**Goal**
Reproduce the listing below exactly. Pictures do not belong in the copy.
:::
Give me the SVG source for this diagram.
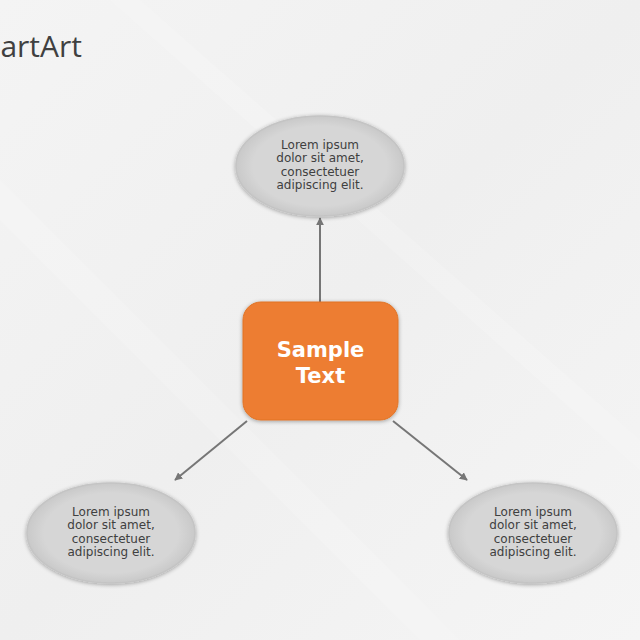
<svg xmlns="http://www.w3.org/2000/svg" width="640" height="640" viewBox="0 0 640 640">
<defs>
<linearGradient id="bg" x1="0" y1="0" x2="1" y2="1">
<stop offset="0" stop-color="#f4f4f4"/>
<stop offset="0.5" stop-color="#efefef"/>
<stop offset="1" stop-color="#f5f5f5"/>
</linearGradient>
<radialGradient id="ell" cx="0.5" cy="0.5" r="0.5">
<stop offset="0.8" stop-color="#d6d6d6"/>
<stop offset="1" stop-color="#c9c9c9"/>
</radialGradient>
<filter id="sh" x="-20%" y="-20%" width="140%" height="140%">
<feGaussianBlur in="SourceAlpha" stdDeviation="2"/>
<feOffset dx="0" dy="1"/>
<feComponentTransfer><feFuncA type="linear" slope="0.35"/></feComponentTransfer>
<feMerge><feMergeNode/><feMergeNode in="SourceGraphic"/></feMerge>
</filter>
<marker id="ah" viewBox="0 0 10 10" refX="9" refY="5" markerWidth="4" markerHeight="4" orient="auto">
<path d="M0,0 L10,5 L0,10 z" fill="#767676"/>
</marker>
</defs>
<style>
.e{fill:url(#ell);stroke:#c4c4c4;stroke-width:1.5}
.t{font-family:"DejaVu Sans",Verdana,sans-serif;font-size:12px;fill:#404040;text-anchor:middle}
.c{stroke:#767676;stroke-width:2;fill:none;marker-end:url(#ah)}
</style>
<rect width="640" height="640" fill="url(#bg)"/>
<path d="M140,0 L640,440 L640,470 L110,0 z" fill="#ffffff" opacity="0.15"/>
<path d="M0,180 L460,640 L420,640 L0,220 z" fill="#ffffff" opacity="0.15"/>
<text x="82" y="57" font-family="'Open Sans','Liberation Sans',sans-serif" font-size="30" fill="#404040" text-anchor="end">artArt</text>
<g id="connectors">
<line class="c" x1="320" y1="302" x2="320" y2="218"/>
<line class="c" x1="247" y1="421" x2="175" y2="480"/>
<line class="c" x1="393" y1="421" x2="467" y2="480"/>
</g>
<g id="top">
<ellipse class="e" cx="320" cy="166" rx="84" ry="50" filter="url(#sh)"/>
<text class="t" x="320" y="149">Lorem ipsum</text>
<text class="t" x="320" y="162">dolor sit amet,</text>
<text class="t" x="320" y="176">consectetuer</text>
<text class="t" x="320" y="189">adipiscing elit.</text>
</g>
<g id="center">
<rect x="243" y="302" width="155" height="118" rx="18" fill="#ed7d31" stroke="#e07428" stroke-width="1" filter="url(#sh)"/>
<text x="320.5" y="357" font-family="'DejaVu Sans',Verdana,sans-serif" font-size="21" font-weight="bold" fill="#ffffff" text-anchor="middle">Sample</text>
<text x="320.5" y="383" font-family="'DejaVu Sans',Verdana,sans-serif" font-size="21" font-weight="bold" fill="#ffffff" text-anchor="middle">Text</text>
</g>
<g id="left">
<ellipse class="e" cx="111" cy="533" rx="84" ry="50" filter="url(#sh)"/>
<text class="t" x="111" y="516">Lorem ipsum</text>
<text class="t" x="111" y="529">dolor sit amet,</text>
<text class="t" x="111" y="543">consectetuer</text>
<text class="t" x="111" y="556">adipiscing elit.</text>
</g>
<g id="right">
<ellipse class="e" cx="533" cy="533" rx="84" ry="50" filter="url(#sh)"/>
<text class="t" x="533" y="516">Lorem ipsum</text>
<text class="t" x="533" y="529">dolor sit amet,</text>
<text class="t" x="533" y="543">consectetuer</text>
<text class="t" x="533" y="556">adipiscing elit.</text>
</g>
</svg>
:::
**Solution to the exercise**
Give me the SVG source for this diagram.
<svg xmlns="http://www.w3.org/2000/svg" width="640" height="640" viewBox="0 0 640 640">
<defs>
<linearGradient id="bg" x1="0" y1="0" x2="1" y2="1">
<stop offset="0" stop-color="#f4f4f4"/>
<stop offset="0.5" stop-color="#efefef"/>
<stop offset="1" stop-color="#f5f5f5"/>
</linearGradient>
<radialGradient id="ell" cx="0.5" cy="0.5" r="0.5">
<stop offset="0.8" stop-color="#d6d6d6"/>
<stop offset="1" stop-color="#c9c9c9"/>
</radialGradient>
<filter id="sh" x="-20%" y="-20%" width="140%" height="140%">
<feGaussianBlur in="SourceAlpha" stdDeviation="2"/>
<feOffset dx="0" dy="1"/>
<feComponentTransfer><feFuncA type="linear" slope="0.35"/></feComponentTransfer>
<feMerge><feMergeNode/><feMergeNode in="SourceGraphic"/></feMerge>
</filter>
<marker id="ah" viewBox="0 0 10 10" refX="9" refY="5" markerWidth="4" markerHeight="4" orient="auto">
<path d="M0,0 L10,5 L0,10 z" fill="#767676"/>
</marker>
</defs>
<style>
.e{fill:url(#ell);stroke:#c4c4c4;stroke-width:1.5}
.t{font-family:"DejaVu Sans",Verdana,sans-serif;font-size:12px;fill:#404040;text-anchor:middle}
.c{stroke:#767676;stroke-width:2;fill:none;marker-end:url(#ah)}
</style>
<rect width="640" height="640" fill="url(#bg)"/>
<path d="M140,0 L640,440 L640,470 L110,0 z" fill="#ffffff" opacity="0.15"/>
<path d="M0,180 L460,640 L420,640 L0,220 z" fill="#ffffff" opacity="0.15"/>
<text x="82" y="57" font-family="'Open Sans','Liberation Sans',sans-serif" font-size="30" fill="#404040" text-anchor="end">artArt</text>
<g id="connectors">
<line class="c" x1="320" y1="302" x2="320" y2="218"/>
<line class="c" x1="247" y1="421" x2="175" y2="480"/>
<line class="c" x1="393" y1="421" x2="467" y2="480"/>
</g>
<g id="top">
<ellipse class="e" cx="320" cy="166" rx="84" ry="50" filter="url(#sh)"/>
<text class="t" x="320" y="149">Lorem ipsum</text>
<text class="t" x="320" y="162">dolor sit amet,</text>
<text class="t" x="320" y="176">consectetuer</text>
<text class="t" x="320" y="189">adipiscing elit.</text>
</g>
<g id="center">
<rect x="243" y="302" width="155" height="118" rx="18" fill="#ed7d31" stroke="#e07428" stroke-width="1" filter="url(#sh)"/>
<text x="320.5" y="357" font-family="'DejaVu Sans',Verdana,sans-serif" font-size="21" font-weight="bold" fill="#ffffff" text-anchor="middle">Sample</text>
<text x="320.5" y="383" font-family="'DejaVu Sans',Verdana,sans-serif" font-size="21" font-weight="bold" fill="#ffffff" text-anchor="middle">Text</text>
</g>
<g id="left">
<ellipse class="e" cx="111" cy="533" rx="84" ry="50" filter="url(#sh)"/>
<text class="t" x="111" y="516">Lorem ipsum</text>
<text class="t" x="111" y="529">dolor sit amet,</text>
<text class="t" x="111" y="543">consectetuer</text>
<text class="t" x="111" y="556">adipiscing elit.</text>
</g>
<g id="right">
<ellipse class="e" cx="533" cy="533" rx="84" ry="50" filter="url(#sh)"/>
<text class="t" x="533" y="516">Lorem ipsum</text>
<text class="t" x="533" y="529">dolor sit amet,</text>
<text class="t" x="533" y="543">consectetuer</text>
<text class="t" x="533" y="556">adipiscing elit.</text>
</g>
</svg>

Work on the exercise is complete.